E’ vero che la prescrizione non significa assoluzione, ma non significa neanche condanna perché in teoria l’imputato sarebbe potuto anche risultare innocente se il processo fosse stato celebrato. Né si può, proprio per il funzionamento ingiusto della giustizia italiana, condannare chi rinuncia a priori alla garanzia della prescrizione. E siccome tutti i cittadini meritano lo stesso rispetto: non ne esiste, dopo i primi tre gradi di giudizio, un quarto ad esclusiva disposizione dei pubblici ministeri per le loro personali sentenze.

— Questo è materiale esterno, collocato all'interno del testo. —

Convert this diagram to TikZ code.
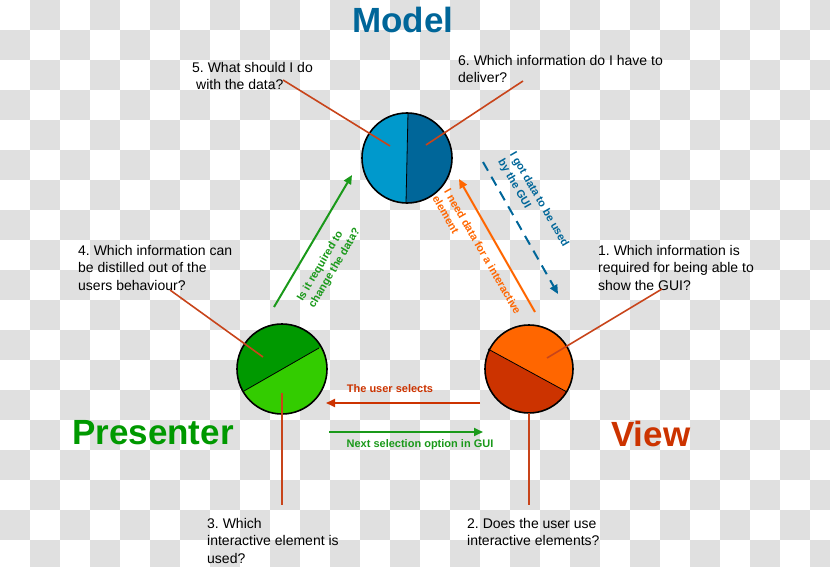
\documentclass[tikz,border=0pt]{standalone}
\usepackage{fontspec}
\setmainfont{Liberation Sans}
\usepackage{xcolor}
\definecolor{checkgray}{RGB}{224,224,224}
\definecolor{modelblue}{RGB}{0,102,153}
\definecolor{modellight}{RGB}{0,153,204}
\definecolor{presdark}{RGB}{0,153,0}
\definecolor{preslight}{RGB}{51,204,0}
\definecolor{viewdark}{RGB}{204,51,0}
\definecolor{viewlight}{RGB}{255,102,0}
\definecolor{leaderred}{RGB}{200,68,26}
\definecolor{arrowgreen}{RGB}{26,153,26}
\usepackage{tikz}
\usetikzlibrary{arrows.meta}
\frenchspacing

\tikzset{
  question/.style={font=\fontsize{14}{17.5}\selectfont, align=left, anchor=north west, inner sep=0pt},
  title/.style={font=\fontsize{35}{35}\selectfont\bfseries, inner sep=0pt},
  arrowlbl/.style={font=\fontsize{11}{13.5}\selectfont\bfseries, align=left, inner sep=0pt},
  leader/.style={line width=1.6pt, leaderred},
  rim/.style={line width=1.6pt, black},
  flow/.style={->, line width=2pt}
}

\begin{document}
\begin{tikzpicture}[x=1pt, y=-1pt, >={Triangle[length=9pt,width=8pt]}]
    \useasboundingbox (0,0) rectangle (830,567);
    \begin{scope}
      \clip (0,0) rectangle (830,567);
      \foreach \i in {0,...,27}
        \foreach \j in {0,...,18}
          {\pgfmathtruncatemacro{\cellodd}{mod(\i+\j,2)}
           \ifnum\cellodd=1 \fill[checkgray] (30*\i,30*\j) rectangle ++(30,30); \fi}
    \end{scope}

    \node[title, text=modelblue, anchor=base] (model-title) at (403,33) {Model};
    \node[title, text=presdark, anchor=base west] (pres-title) at (72,444) {Presenter};
    \node[title, text=viewdark, anchor=base west] (view-title) at (611,446) {View};

    \coordinate (model) at (407,158);
    \fill[modellight] (model) circle (45pt);
    \begin{scope}
      \clip (model) circle (45pt);
      \fill[modelblue] (408.3,100) -- (405.7,215) -- (460,215) -- (460,100) -- cycle;
    \end{scope}
    \draw[thick] (408,113) -- (406,203);
    \draw[rim] (model) circle (45pt);

    \coordinate (pres) at (282,369);
    \fill[preslight] (pres) circle (45pt);
    \begin{scope}
      \clip (pres) circle (45pt);
      \fill[presdark] (230,399) -- (335,338.8) -- (335,310) -- (230,310) -- cycle;
    \end{scope}
    \draw[thick] (244,391) -- (319,348);
    \draw[rim] (pres) circle (45pt);

    \coordinate (view) at (529,369);
    \fill[viewdark] (view) circle (44pt);
    \begin{scope}
      \clip (view) circle (44pt);
      \fill[viewlight] (475,341.9) -- (585,401.8) -- (585,315) -- (475,315) -- cycle;
    \end{scope}
    \draw[thick] (488,349) -- (567,392);
    \draw[rim] (view) circle (44pt);

    \node[question] (q5) at (192,62) {5. What should I do\\\hspace*{4pt}with the data?};
    \node[question] (q6) at (458,55) {6. Which information do I have to\\deliver?};
    \node[question] (q4) at (78,245) {4. Which information can\\be distilled out of the\\users behaviour?};
    \node[question] (q1) at (598,245) {1. Which information is\\required for being able to\\show the GUI?};
    \node[question] (q3) at (207,518) {3. Which\\interactive element is\\used?};
    \node[question] (q2) at (467,518) {2. Does the user use\\interactive elements?};

    \coordinate (q5-end) at (283,80);
    \coordinate (q6-end) at (523,81);
    \coordinate (q4-end) at (170,290);
    \coordinate (q1-end) at (662,289);
    \coordinate (q3-end) at (282,505);
    \coordinate (q2-end) at (529,505);
    \coordinate (model-l) at (390,146);
    \coordinate (model-r) at (426,145);
    \coordinate (pres-t) at (263,357);
    \coordinate (pres-b) at (282,393);
    \coordinate (view-t) at (547,358);
    \coordinate (view-b) at (529,413);
    \draw[leader] (q5-end) -- (model-l);
    \draw[leader] (q6-end) -- (model-r);
    \draw[leader] (q4-end) -- (pres-t);
    \draw[leader] (q1-end) -- (view-t);
    \draw[leader] (pres-b) -- (q3-end);
    \draw[leader] (view-b) -- (q2-end);

    \coordinate (change-from) at (274,307);
    \coordinate (change-to) at (352,175);
    \coordinate (need-from) at (535,312);
    \coordinate (need-to) at (459,179);
    \coordinate (got-from) at (483,162);
    \coordinate (got-to) at (558,294);
    \coordinate (select-from) at (480,403);
    \coordinate (select-to) at (326,403);
    \coordinate (next-from) at (329,432);
    \coordinate (next-to) at (483,432);
    \draw[flow, arrowgreen] (change-from) -- (change-to);
    \draw[flow, viewlight] (need-from) -- (need-to);
    \draw[flow, modelblue, dash pattern=on 10pt off 7pt] (got-from) -- (got-to);
    \draw[flow, viewdark] (select-from) -- (select-to);
    \draw[flow, arrowgreen] (next-from) -- (next-to);

    \node[arrowlbl, text=arrowgreen, rotate=59.4] (change-lbl) at (329,265) {Is it required to\\change the data?};
    \node[arrowlbl, text=viewlight, rotate=-60] (need-lbl) at (477,255) {I need data for a interactive\\element};
    \node[arrowlbl, text=modelblue, rotate=-60] (got-lbl) at (533,203) {I got data to be used\\by the GUI};
    \node[arrowlbl, text=viewdark, anchor=base] (select-lbl) at (390,392) {The user selects};
    \node[arrowlbl, text=arrowgreen, anchor=base] (next-lbl) at (420,447) {Next selection option in GUI};
\end{tikzpicture}
\end{document}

E il dott. Dinapoli deve rispetto anche ai suoi colleghi giudicanti se non vuole che si finisca con il dare ragione –ora che finalmente ce li siamo tolti davanti- a Berlusconi e a coloro che la pensano come lui in tema di giustizia e del ruolo dei pubblici ministeri. Di Napoli all’epoca non era ancora a Brindisi e certamente non ha vissuto in prima persona quella indagine. Posso testimoniare che, prima degli arresti, se ne parlava già da mesi in tutti i luoghi, nelle redazioni dei giornali, nei bar, negli uffici. Qualcuno, mesi prima degli arresti del 9 ottobre 2003, mi mostrò una bozza di prima pagina di  giornale con i titoli cubitali e le foto di quelli che sarebbero stati arrestati. Cosa che puntualmente avvenne com’era scritto.

Ebbi l’impressione dell’esistenza di una sorta di concertazione “eterodiretta politicamente” tra inquirenti, stampa e settori dell’opinione pubblica per creare un clima favorevole all’evento che stava per compiersi (non si dimentichi che Antonino un anno prima era stato rieletto sindaco con oltre il 70% dei voti). Senza dimenticare che da dove sia partita veramente quell’inchiesta non si è mai con chiarezza stabilito (almeno sui giornali). Ma torniamo all’intervista rilasciata daI procuratore capo di Brindisi. Egli dimentica le conclusioni del primo processo, quello di primo grado che, a differenza di quello di Appello, si svolse nel suo naturale contesto ambientale (pur così fortemente alterato, come ho detto prima), durò mesi e mesi, e centinaia furono i testi ascoltati.

Quel processo, su cui comunque pesavano le deposizioni fiume di Antonino, escluse per alcuni imputati il reato di corruzione, ritenendo che si trattasse di finanziamento illecito dei loro partiti. Decisione ribaltata in Appello su ricorso dei pubblici ministeri e che oggi la Cassazione – leggeremo le ragioni nelle motivazioni- ritiene di doversene disinteressare perché il reato si è nel frattempo prescritto e vale quindi il giudizio di primo grado. Si capisce che il dott. Dinapoli debba difendere l’operato del suo ufficio e che quindi parteggi per la Corte d’Appello, ma che lasci intendere che i suoi colleghi di primo grado non abbiano capito niente, è scorretto.

Tanto più che la Cassazione ha respinto i ricorsi presentati proprio dalla procura generale della Corte di Appello. Ne consegue obbligatoriamente che a non leggere bene quei fatti sarebbe stata proprio quest’ultima. Non spende una parola il dott. Dinapoli invece per la sofferenza, i linciaggi mediatici, le carriere distrutte, i costi familiari, politici, economici, morali e civili di cittadini che dopo più di otto anni si vedono finalmente restituiti alla normalità. Esiste una moneta che possa risarcire queste persone? Anzi, il dott. Dinapoli, approfitta di una intervista per riaffermare la valenza di un teorema che gli esiti giudiziari, quelli veri, previsti dalla Costituzione e non dai pubblici ministeri, hanno riportato nel loro alveo naturale. E questo mette un pò paura.